Among the lines of the listing below, retype exactly those from the one containing "Output the component" through the one containing "import * as", both included. Do not include pictures.

» Provided data:
[START]
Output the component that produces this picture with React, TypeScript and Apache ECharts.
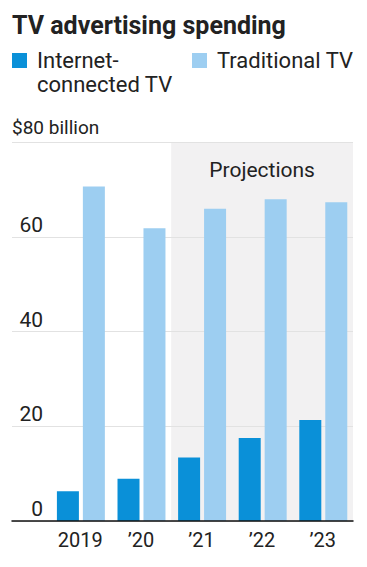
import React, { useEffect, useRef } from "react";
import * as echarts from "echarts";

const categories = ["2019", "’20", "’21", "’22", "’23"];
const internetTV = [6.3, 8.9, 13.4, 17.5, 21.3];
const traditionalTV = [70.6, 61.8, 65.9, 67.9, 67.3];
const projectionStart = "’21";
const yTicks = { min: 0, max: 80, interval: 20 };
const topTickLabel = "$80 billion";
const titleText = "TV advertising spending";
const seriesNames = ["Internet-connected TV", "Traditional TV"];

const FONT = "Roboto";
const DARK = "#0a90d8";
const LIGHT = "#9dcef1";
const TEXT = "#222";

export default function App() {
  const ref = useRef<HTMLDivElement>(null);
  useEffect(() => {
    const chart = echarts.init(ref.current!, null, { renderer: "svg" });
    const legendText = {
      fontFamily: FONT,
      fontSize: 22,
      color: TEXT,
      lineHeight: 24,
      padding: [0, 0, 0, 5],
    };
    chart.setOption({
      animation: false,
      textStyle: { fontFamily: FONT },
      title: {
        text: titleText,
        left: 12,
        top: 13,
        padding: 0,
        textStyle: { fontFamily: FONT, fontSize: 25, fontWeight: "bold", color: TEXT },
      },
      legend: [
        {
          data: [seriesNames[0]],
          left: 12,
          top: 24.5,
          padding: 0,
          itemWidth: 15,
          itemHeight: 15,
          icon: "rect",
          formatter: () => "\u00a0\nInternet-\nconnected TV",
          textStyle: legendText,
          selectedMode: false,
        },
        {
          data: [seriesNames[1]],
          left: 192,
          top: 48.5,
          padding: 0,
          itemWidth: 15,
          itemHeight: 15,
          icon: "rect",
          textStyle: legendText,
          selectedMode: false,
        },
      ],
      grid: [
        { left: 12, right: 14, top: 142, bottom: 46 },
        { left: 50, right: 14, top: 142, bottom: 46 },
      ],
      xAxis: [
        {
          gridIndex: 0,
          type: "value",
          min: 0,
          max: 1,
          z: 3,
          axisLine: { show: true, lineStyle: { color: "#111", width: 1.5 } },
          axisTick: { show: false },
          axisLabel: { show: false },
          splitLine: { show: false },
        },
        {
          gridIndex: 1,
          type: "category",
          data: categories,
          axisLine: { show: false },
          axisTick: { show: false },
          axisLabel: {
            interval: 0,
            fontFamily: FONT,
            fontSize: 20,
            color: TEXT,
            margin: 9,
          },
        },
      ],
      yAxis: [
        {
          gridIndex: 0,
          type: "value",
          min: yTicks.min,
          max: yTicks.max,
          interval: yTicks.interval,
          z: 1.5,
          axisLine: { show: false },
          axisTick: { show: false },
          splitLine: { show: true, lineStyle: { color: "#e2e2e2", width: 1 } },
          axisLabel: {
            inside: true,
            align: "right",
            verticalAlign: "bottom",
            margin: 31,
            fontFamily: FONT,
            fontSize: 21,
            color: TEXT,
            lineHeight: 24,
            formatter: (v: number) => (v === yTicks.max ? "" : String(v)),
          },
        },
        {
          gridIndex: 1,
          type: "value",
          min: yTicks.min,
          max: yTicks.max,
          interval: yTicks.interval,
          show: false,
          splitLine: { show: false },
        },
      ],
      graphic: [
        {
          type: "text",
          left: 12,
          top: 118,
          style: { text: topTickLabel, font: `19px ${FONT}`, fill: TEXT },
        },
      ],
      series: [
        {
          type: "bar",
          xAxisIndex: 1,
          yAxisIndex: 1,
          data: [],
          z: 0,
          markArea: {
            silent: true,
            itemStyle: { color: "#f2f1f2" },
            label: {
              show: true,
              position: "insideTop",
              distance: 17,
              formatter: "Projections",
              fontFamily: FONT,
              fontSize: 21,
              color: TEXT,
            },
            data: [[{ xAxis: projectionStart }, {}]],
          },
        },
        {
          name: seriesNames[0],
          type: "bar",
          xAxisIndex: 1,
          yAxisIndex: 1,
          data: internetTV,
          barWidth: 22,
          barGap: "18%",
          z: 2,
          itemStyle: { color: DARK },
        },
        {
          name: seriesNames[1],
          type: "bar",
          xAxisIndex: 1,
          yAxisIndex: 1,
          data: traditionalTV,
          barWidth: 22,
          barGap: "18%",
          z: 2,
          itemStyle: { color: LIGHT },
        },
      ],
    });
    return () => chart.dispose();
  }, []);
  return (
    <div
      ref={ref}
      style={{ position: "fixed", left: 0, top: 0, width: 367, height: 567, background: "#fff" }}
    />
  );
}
[END]
[START]
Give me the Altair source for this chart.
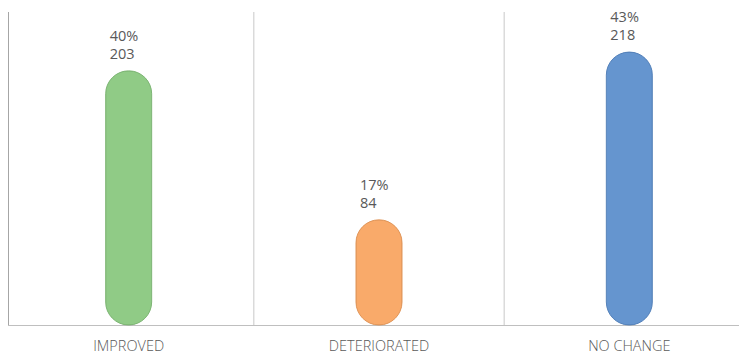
[END]
» Full answer:
Output the component that produces this picture with React, TypeScript and Apache ECharts.
import React, { useEffect, useRef } from "react";
import * as echarts from "echarts";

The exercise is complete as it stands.